Proposals to penalise street works operators that continue to inconvenience pedestrians and traffic, even when works are not under way, are to be put to government officials this week as a possible alternative to lane rental.
Officers at Westminster who have developed the idea of an ‘idle working charge’ see it as a more focused refinement of lane rental and one which stands a better chance of winning support from both sides of the street works divide.
Support, in principle, has come not only from other London boroughs and London First, but also from the National Joint Utilities Group and utilities such as BT, Thames Water and National Grid.
Utilities have complained from the outset that lane rental, based on occupation alone, would be a huge extra cost they would have to pass on to customers.
Westminster transportation director, ~Martin Low~ said there was a strong public argument for the charge, since it would be levied only when the highway was being used inappropriately.
‘What the public doesn’t like is works taking an unnecessarily-long time, and where the utility is just coning them off and leaving them for weeks on end,’ he added. ‘The idle working charge is trying to tackle that sort of inactivity.’
The charge, which would apply equally to utility and highway authority works, and across the whole network, could be used alongside existing section 74 charges for late-running works and the Department for Transport’s mooted permit scheme. According to Low, it would give operators a greater incentive to sharpen up their act and make use of plating or Bailey bridges, where necessary, to speedily reopen footways and carriageways.

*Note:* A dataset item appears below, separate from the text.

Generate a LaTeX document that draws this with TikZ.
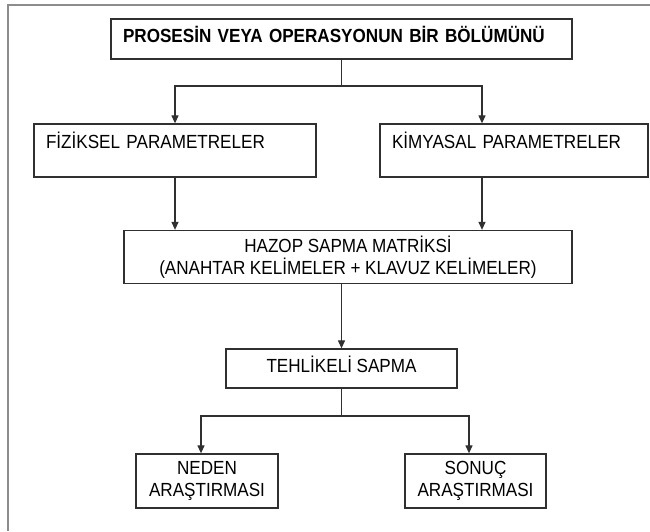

The daily charge, paid to the street works authority, would be used to improve co-ordination and management of the network under its network management duty. As an added inducement to good behaviour, there could be a system of credits and debits in which a one-off slip might be offset against good practice elsewhere, suggested Low.
The proposal comes amid confusion as to the best way forward on street works management. After promising a scheme by July 2005, the DfT has put lane rental on hold, and regulations for a permit scheme, now being discussed by the department, are unlikely to emerge until 2007.